George Clooney returns to behind the camera and the computer as he takes writing and directing duties on this, originally Coen brothers penned, movie.
Joel & Ethan Coen (Bridge Of Spies, Unbroken) originally penned Suburbicon but never got round to making it themselves. Then, one day George Clooney (Money Monster, Tomorrowland) comes along and decides to have a bit of a rewrite.
He taps up Grant Heslov (The Monuments Men, The Ides Of March) and together they set about adding bits and, no doubt, taking bits out. Clooney then also decides he’s going to take another stance behind the camera and direct the movie.

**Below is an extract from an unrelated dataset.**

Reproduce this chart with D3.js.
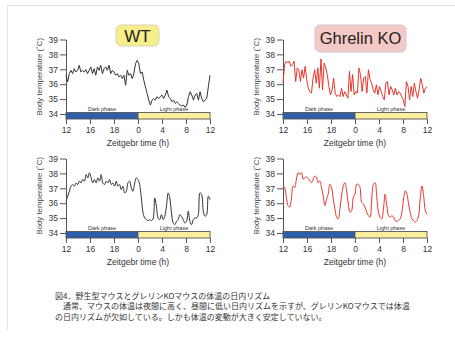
<!DOCTYPE html>
<html><head><meta charset="utf-8">
<script src="https://cdn.jsdelivr.net/npm/d3@7"></script>
<style>
body{margin:0;background:#fff;}
svg{display:block;font-family:"Liberation Sans",Arial,sans-serif;}
</style></head><body>
<svg id="c" width="455" height="340"></svg>
<script>
// ---- data ----
const hourTicks = [0, 4, 8, 12, 16, 20, 24];
const hourTickLabels = ["12", "16", "18", "0", "4", "8", "12"];
const tempTicks = [34, 35, 36, 37, 38, 39];
const phaseLabels = ["Dark phase", "Light phase"];
const groupLabels = ["WT", "Ghrelin KO"];
const xTitle = "Zeitgebr time (h)";
const yTitle = "Body temperature (˚C)";
const captionLines = [
  "図4．野生型マウスとグレリンKOマウスの体温の日内リズム",
  "　通常、マウスの体温は夜間に高く、昼間に低い日内リズムを示すが、グレリンKOマウスでは体温",
  "の日内リズムが欠如している。しかも体温の変動が大きく安定していない。"
];
// body temperature (°C), evenly spaced over 24 h (ZT12 -> ZT12)
const wtTop = [36.60,36.16,36.71,36.93,36.71,37.04,36.82,36.93,37.27,36.82,36.93,36.82,36.98,36.71,36.93,37.16,36.71,37.04,36.60,37.16,36.93,37.27,36.71,37.04,37.16,36.93,37.27,36.71,36.93,36.82,36.60,36.71,36.49,36.60,36.38,36.60,35.93,36.93,36.60,36.71,36.38,36.71,37.38,37.60,37.38,36.71,36.82,36.27,35.82,35.38,34.93,34.60,34.93,35.04,34.93,35.16,35.04,35.16,35.27,35.04,35.27,35.60,35.16,35.04,34.82,34.93,34.71,34.82,34.71,34.60,34.53,34.60,34.44,34.60,35.16,35.49,35.27,34.93,35.27,35.38,34.93,35.49,35.04,34.82,34.93,35.04,35.82,36.60];
const koTop = [36.07,37.31,37.54,37.42,37.54,37.20,37.31,37.54,36.18,37.09,36.97,36.18,36.97,36.41,37.20,36.30,35.73,35.51,35.40,36.41,36.97,36.07,37.09,35.73,37.69,35.62,37.42,37.09,36.64,35.85,35.28,35.62,36.41,35.40,35.17,35.28,35.17,35.73,35.17,35.51,35.28,35.06,36.86,35.51,36.64,35.28,35.51,35.40,37.09,36.64,35.51,36.41,36.52,35.40,36.97,36.30,36.07,35.62,35.40,35.96,35.28,35.85,35.51,35.17,34.95,36.07,36.18,35.28,35.85,35.62,35.28,35.73,35.28,35.51,35.40,35.17,34.95,34.50,36.18,35.85,34.95,35.85,35.17,36.07,35.51,35.06,35.62,36.41,35.96,35.40,35.73,35.85];
const wtBottom = [36.13,36.47,36.80,37.14,37.25,37.14,37.36,37.25,37.48,37.36,37.59,37.48,37.92,37.70,38.04,37.70,37.36,37.59,37.36,37.70,37.48,37.92,37.36,37.25,37.48,37.36,37.59,37.25,37.36,37.14,37.48,37.14,37.25,36.91,37.14,36.69,36.80,37.36,37.48,37.03,36.80,37.36,37.70,37.59,37.25,36.35,35.35,35.01,34.90,34.83,34.90,34.83,34.94,36.35,35.79,35.01,34.90,35.23,34.90,35.12,35.79,36.69,36.35,35.35,34.67,34.56,34.78,34.90,35.23,35.12,34.90,34.67,34.78,35.46,34.78,34.56,34.90,35.01,35.01,35.23,36.69,36.58,35.46,35.12,35.23,36.47,36.24];
const koBottom = [37.16,37.05,36.39,35.84,35.73,36.28,37.16,37.05,37.61,38.05,37.94,38.05,37.61,37.72,37.76,37.67,37.50,37.38,37.61,37.83,37.72,37.38,37.50,37.05,36.50,35.84,36.28,36.61,37.27,37.05,36.28,35.62,35.06,34.95,35.62,36.50,37.16,37.38,36.83,35.95,35.39,35.50,36.39,36.61,37.27,37.27,37.05,36.06,35.95,35.73,35.39,35.17,35.06,36.28,37.27,37.38,36.39,35.39,35.06,34.95,35.62,36.61,35.84,35.17,35.06,35.17,35.06,34.84,34.77,34.84,34.95,35.39,36.28,36.83,36.61,35.95,35.39,34.95,34.84,34.73,34.84,35.17,36.39,37.16,36.50,35.50,35.24];

// ---- layout ----
const svg = d3.select("#c");
const W = 144;
const panels = [
  {x0: 66,  y39: 39.5, y34: 114, data: wtTop,    color: "#333", curve: d3.curveLinear},
  {x0: 283, y39: 39.5, y34: 114, data: koTop,    color: "#e8352c", curve: d3.curveLinear},
  {x0: 66,  y39: 158.5, y34: 233, data: wtBottom, color: "#333", curve: d3.curveCatmullRom},
  {x0: 283, y39: 158.5, y34: 233, data: koBottom, color: "#e8352c", curve: d3.curveCatmullRom}
];

// frame lines
svg.append("line").attr("x1", 7).attr("x2", 455).attr("y1", 5.5).attr("y2", 5.5).attr("stroke", "#e2e2e2");
svg.append("line").attr("x1", 7.5).attr("x2", 7.5).attr("y1", 5).attr("y2", 330).attr("stroke", "#e2e2e2");

panels.forEach(p => {
  const x = d3.scaleLinear().domain([0, 24]).range([p.x0, p.x0 + W]);
  const y = d3.scaleLinear().domain([34, 39]).range([p.y34, p.y39]);
  const g = svg.append("g");

  // y axis
  const ya = g.append("g").attr("transform", `translate(${p.x0},0)`)
    .call(d3.axisLeft(y).tickValues(tempTicks).tickFormat(d3.format("d")).tickSize(6).tickSizeOuter(0).tickPadding(2));
  ya.select(".domain").attr("stroke", "#555");
  ya.selectAll(".tick line").attr("stroke", "#555");
  ya.selectAll(".tick text").attr("fill", "#333").style("font-size", "8.5px");

  // y title
  g.append("text")
    .attr("transform", `translate(${p.x0 - 27},${(p.y39 + p.y34) / 2}) rotate(-90)`)
    .attr("text-anchor", "middle").attr("dy", "0.35em")
    .attr("fill", "#444").style("font-size", "7.8px").text(yTitle);

  // data line
  const n = p.data.length;
  const line = d3.line().x((d, i) => x(i * 24 / (n - 1))).y(d => y(d)).curve(p.curve);
  g.append("path").datum(p.data).attr("d", line)
    .attr("fill", "none").attr("stroke", p.color).attr("stroke-width", 1)
    .attr("stroke-linejoin", "round");

  // phase bar
  const barTop = y(34) - 1.5, barH = 6.5;
  [[0, 12, "#2f5eaa"], [12, 24, "#fbee9e"]].forEach(([a, b, c], i) => {
    g.append("rect").attr("x", x(a)).attr("y", barTop).attr("width", x(b) - x(a)).attr("height", barH)
      .attr("fill", c).attr("stroke", "#555").attr("stroke-width", 0.9);
    g.append("text").attr("x", (x(a) + x(b)) / 2).attr("y", barTop - 2)
      .attr("text-anchor", "middle").attr("fill", "#333").style("font-size", "5.5px").text(phaseLabels[i]);
  });

  // x axis
  const xa = g.append("g").attr("transform", `translate(0,${barTop + barH})`)
    .call(d3.axisBottom(x).tickValues(hourTicks).tickFormat((d, i) => hourTickLabels[i]).tickSize(5).tickSizeOuter(0).tickPadding(3));
  xa.select(".domain").remove();
  xa.selectAll(".tick line").attr("stroke", "#555");
  xa.selectAll(".tick text").attr("fill", "#333").style("font-size", "8.5px");

  g.append("text").attr("x", x(12)).attr("y", barTop + barH + 27)
    .attr("text-anchor", "middle").attr("fill", "#333").style("font-size", "8.5px").text(xTitle);
});

// group label boxes
const boxes = [
  {x: 116, y: 25, w: 43, h: 21, fill: "#f6ee88", stroke: "#d8d4c0", fs: 17},
  {x: 315, y: 25, w: 91, h: 27, fill: "#f5c9c5", stroke: "#cfc6d8", fs: 16.5}
];
boxes.forEach((b, i) => {
  svg.append("rect").attr("x", b.x).attr("y", b.y).attr("width", b.w).attr("height", b.h)
    .attr("rx", 5).attr("fill", b.fill).attr("stroke", b.stroke).attr("stroke-width", 1);
  svg.append("text").attr("x", b.x + b.w / 2).attr("y", b.y + b.h / 2).attr("dy", "0.36em")
    .attr("text-anchor", "middle").attr("fill", "#222").style("font-size", b.fs + "px").text(groupLabels[i]);
});

// caption
const cap = svg.append("g").style("font-family", "'Noto Sans CJK JP', sans-serif").style("font-size", "8px").attr("fill", "#333");
captionLines.forEach((t, i) => {
  cap.append("text").attr("x", 55).attr("y", 298.5 + i * 10.5).attr("xml:space", "preserve").text(t);
});
</script>
</body></html>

What remains is a hodgepodge of story lines, dead-ends, loose ends and senseless strands stuffed in for good measure. Watching all this would be painful at the best of times but it’s made worse by the pace of Suburbicon which is slower than a tortoise first thing in the morning. Carrying another tortoise, through treacle, wearing wellingtons.
The movie opens with a storybook telling us all about Suburbicon. A nice, white-picket fence neighbourhood, purpose built and an idyllic spot to raise your kids. That is of course, if you are a white middle-class family.
So, when an African-American family move in, the local home-owners association are up in arms and begin to do what they can to convince them to move out. Which includes, amongst other things, building a fence around their home and playing instruments outside at all hours.
Meanwhile, the neighbourhood suffers another upheaval when, Matt Damon (The Great Wall, The Martian), his disabled wife Julianna Moore (Kingsman: The Goldman Circle, Still Alice), their kid Noah Jupe (The Night Manager (TV), Wonder) and Moore’s sister, also Julian Moore, house is invaded.
Damon’s wife is killed in the home-invasion but not all is as it seems. Outside, at the neighbours, the community gets violent trying to get them to leave, whilst inside the home, Damon and Moore are up to things, some of which go bump in the night.
On paper, all this sounds like it might make for a great film. Oh no wait, it sounds like two films in one, which it is. But Clooney and Heslov don’t manage to bring the two movies together, not even close.
The African-American family in Suburbicon is a storyline that doesn’t really go anywhere and doesn’t fit in with the rest of the movie. It just sits there, springing up occasionally, a backdrop against which everything else is occurring.
Damon and Moore’s story meanwhile, has the potential to be a classic Coen brothers story, but the pacing that Clooney gives it, coupled with the other storylines and threads, leave it a jumbled mess that doesn’t get the screen time it deserves nor needs.
It’s such a shame as the ending is one that all Coen brother’s fans will recognise as comeuppance is paid. But it’s too little, too late and only closes half the stories that have been opened.
Suburbicon lacks tension, lacks laughs and lacks coherence. It’s a poor use of both Moore and Damon, and Jupe and Gary Basaraba (The Accountant, Charlotte’s Web) as the boy’s uncle.